Reynolds and Lewis wrote in the memo that they would bring forth a new ordinance allowing driving west on Bishop’s Beach from the city parking lot and close to vehicle access the rest of the beach east to the end of the Spit. It also would set a 10 mph speed limit on beach driving.
Ordinance 15-29 came out of about 10 months of work by the Parks and Recreation Advisory Commission. The commission came up with beach policy recommendations after beach property owners and Old Town neighbors complained that beach driving had become dangerous. The commission also made recommendations on issues like loose dogs.
Restricting access east would be acceptable, said council member Beauregard Burgess, an opponent of a complete vehicle ban. Burgess also voted against introducing Ordinance 15-29 at the Aug. 10 meeting.
In a public hearing on the ordinance, testimony again was split for and against it, with about 20 people speaking. Tim Clark, an opponent of a vehicle ban, presented a petition with about 400 signatures supporting driving on the beaches.
Birder Nancy Lord, who volunteers with the annual shorebird monitoring at Beluga Slough, urged the council to protect the east beach at the mouth of the slough.
“What’s happened there is the beach has been so compressed by vehicles it’s essentially a road,” she said. “The habitat there has been abused.”
Louise Ashman also supported an east-beach driving ban to help the dunes and berm revegetate and to give walkers some privacy.

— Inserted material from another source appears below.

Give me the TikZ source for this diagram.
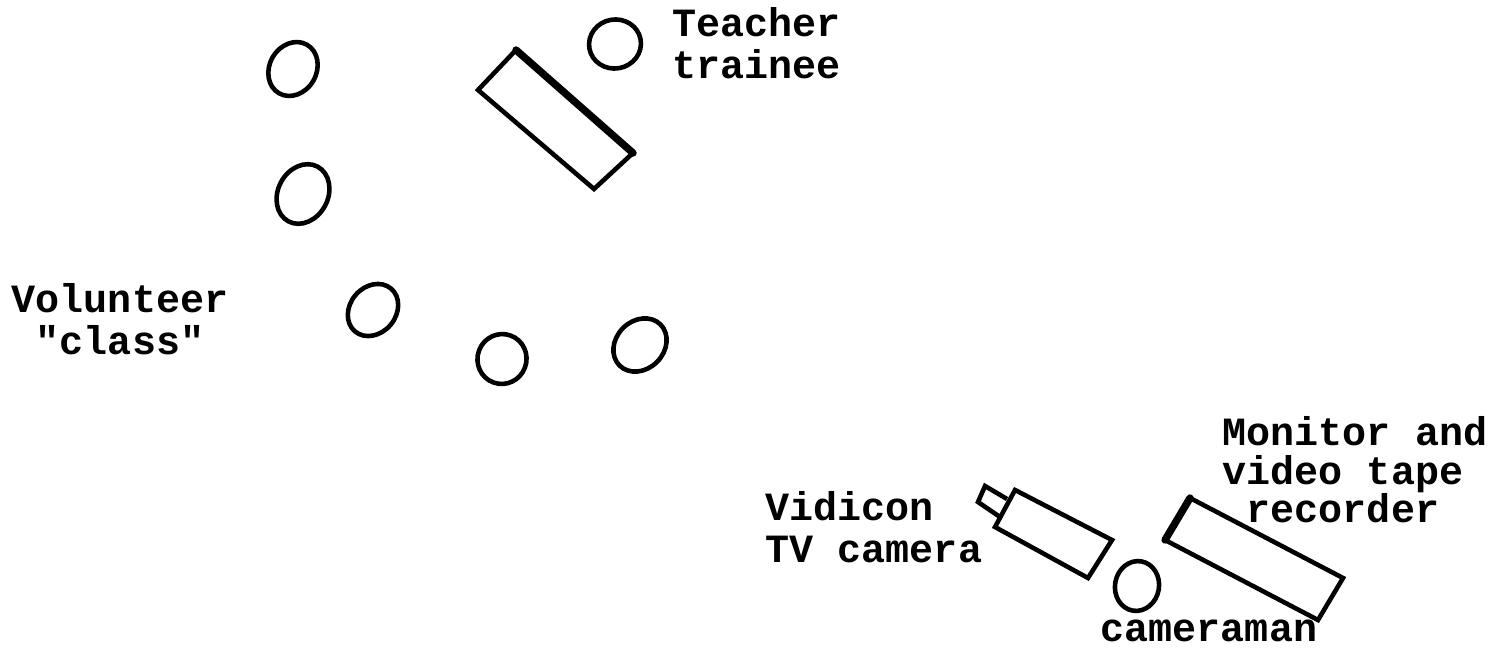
\documentclass[tikz,border=0pt]{standalone}
\usepackage{fontspec}
\setmonofont{Liberation Mono}
\usetikzlibrary{shapes.geometric, positioning}

\begin{document}
\begin{tikzpicture}[
    person/.style={
        draw, ellipse, line width=1.3pt,
        inner sep=0pt,
    },
    furniture/.style={
        draw, line width=1.3pt, line join=miter,
    },
    heavy/.style={
        draw, line width=2.1pt, line cap=round,
    },
    caption/.style={
        font=\fontsize{11.4pt}{11.9pt}\selectfont\ttfamily\bfseries,
        inner sep=0pt,
    },
]
\useasboundingbox (0,0) rectangle (15.02,6.52);

%--- Volunteer class and teacher ---
\node[person, minimum width=0.56cm, minimum height=0.47cm, rotate=60] (pupilA) at (2.93,5.83) {};
\node[person, minimum width=0.62cm, minimum height=0.50cm, rotate=62] (pupilB) at (3.03,4.58) {};
\node[person, minimum width=0.56cm, minimum height=0.46cm, rotate=50] (pupilC) at (3.73,3.42) {};
\node[person, minimum width=0.50cm, minimum height=0.49cm, rotate=70] (pupilD) at (5.02,2.93) {};
\node[person, minimum width=0.58cm, minimum height=0.48cm, rotate=45] (pupilE) at (6.40,3.07) {};
\node[person, minimum width=0.52cm, minimum height=0.49cm, rotate=10] (teacher) at (6.15,6.08) {};

% table in front of the teacher
\draw[furniture] (5.16,6.02) -- (4.78,5.62) -- (5.94,4.63) -- (6.33,4.99) -- cycle;
\draw[heavy] (5.16,6.02) -- (6.33,4.99);

%--- Recording group ---
\node[person, minimum width=0.50cm, minimum height=0.44cm, rotate=80] (cameraman) at (11.37,0.66) {};

% camera body and lens
\draw[furniture] (10.15,1.62) -- (9.95,1.25) -- (10.88,0.74) -- (11.12,1.12) -- cycle;
\draw[furniture] (10.07,1.53) -- (9.85,1.66) -- (9.78,1.50) -- (10.00,1.35);

% monitor
\draw[furniture] (11.90,1.54) -- (11.65,1.12) -- (13.18,0.32) -- (13.43,0.74) -- cycle;
\draw[heavy] (11.90,1.54) -- (11.65,1.12);

%--- Labels ---
\node[caption, align=left, anchor=north west] (teacherText) at (6.72,6.45) {Teacher\\trainee};
\node[caption, align=center] (classText) at (1.20,3.33) {Volunteer\\"class"};
\node[caption, align=left, anchor=north west] (cameraText) at (7.65,1.61) {Vidicon\\TV camera};
\node[caption, align=left, anchor=north west] (monitorText) at (12.22,2.36) {Monitor and\\[-1pt]video tape\\[-1pt]\hspace*{0.6em}recorder};
\node[caption, anchor=north west] (cameramanText) at (11.00,0.33) {cameraman};
\end{tikzpicture}
\end{document}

Signs advise that the east beach is pedestrian only, but drivers widely ignore that suggestion.
“Tell me we can’t have 1,500 feet of beach that is pedestrian only. Tell me that’s not too much,” she said.
Most of the land in front of the slough is U.S. Fish and Wildlife Service property or private property. Alaska Maritime National Wildlife Refuge Manager Steve Delehanty said at the Aug. 10 meeting the Fish and Wildlife did not want vehicles driving on federal property.
Many of the people speaking against a beach driving ban wanted to protect their access to harvest coal. Elizabeth Kandror said her family had been picking coal for 25 years. Coalers said the best coal can be found to the west, particularly after big storms.
“This is not about tradition,” she said, “It’s about surviving winter.”
Some spoke about safety concerns with people speeding on the beach. Bishop’s Beach has seen at least one fatality, with a young woman killed in an ATV accident there in the late 1990s.
“I walk in fear. There are cars spinning brodies and children playing,” said Kim Terpening. “Will we wait for a child to be killed before we say ‘enough is enough?’”
Opponents of the ban said that the answer to unsafe driving is better enforcement by Homer Police.
“If that individual spinning brodies is bothering you, pick up your phone and report it,” said Carrie Harris.
A former 2000-2001 Beach Policy Task Force member, Rob Rosenfeld, questioned if the city had the authority to restrict driving at all. He said when his task force looked into the issue, it found a prescriptive easement to the west that meant driving could not be banned. Historically before the Sterling Highway was built in the early 1950s, Homer residents drove on the beach to get to Anchor Point and other villages north.
“That road was used before the Homer road. You can’t take it away,” he said. “Whatever lawyer is advising you is advising you incorrectly.”
In a June 1 memo to the council, city attorney Thomas Klinkner discussed public rights-of-way under a federal land law, RS 2477. He said a right-of-way could be vacated in a state proceeding if an alternative road access is available.
“I do not believe that the potential existence of an RS 2477 right-of-way in a beach area should deter the city from adopting regulations that it considers reasonable for the control of vehicle use in beach areas,” Klinker wrote.
Several speakers urged compromise and a more considerate tone. Rika Mouw said people need to listen to each other.
“How can we move forward in a meaningful way?” she asked. “Looking back is not going to help. A sustainable future for those who come after us is where we need to focus.”
Ginny Espenshade said at Homer Parks and Recreation Advisory Commission meetings, people generally were considerate and respectful.
“I was so impressed with the substance and tone of their meetings,” she said. “This can divide us or bring us together. It’s not the topic but the tone.”
Espenshade later elaborated on that point in comments of the audience at the end of the meeting. She said at parks and recreation commission meetings people felt respected.
“The tone in this room is the opposite. Don’t treat the public as adversaries,” she said. “Don’t treat the media as adversaries.”
In their comments at the end of the meeting, Wythe and council member Francie Roberts thanked the Homer Parks and Recreation Advisory Commission for its work on beach policy.
“It’s a difficult issue. I know how hard you’ve worked on it,” Roberts said to some of the commission members at the meeting. “Eventually we’ll get there. We’re still working on it.”
The compromise beach driving ordinance should be introduced at the council’s next meeting, starting at 6 p.m. Sept. 14 in the Cowles Council Chambers, Homer City Hall.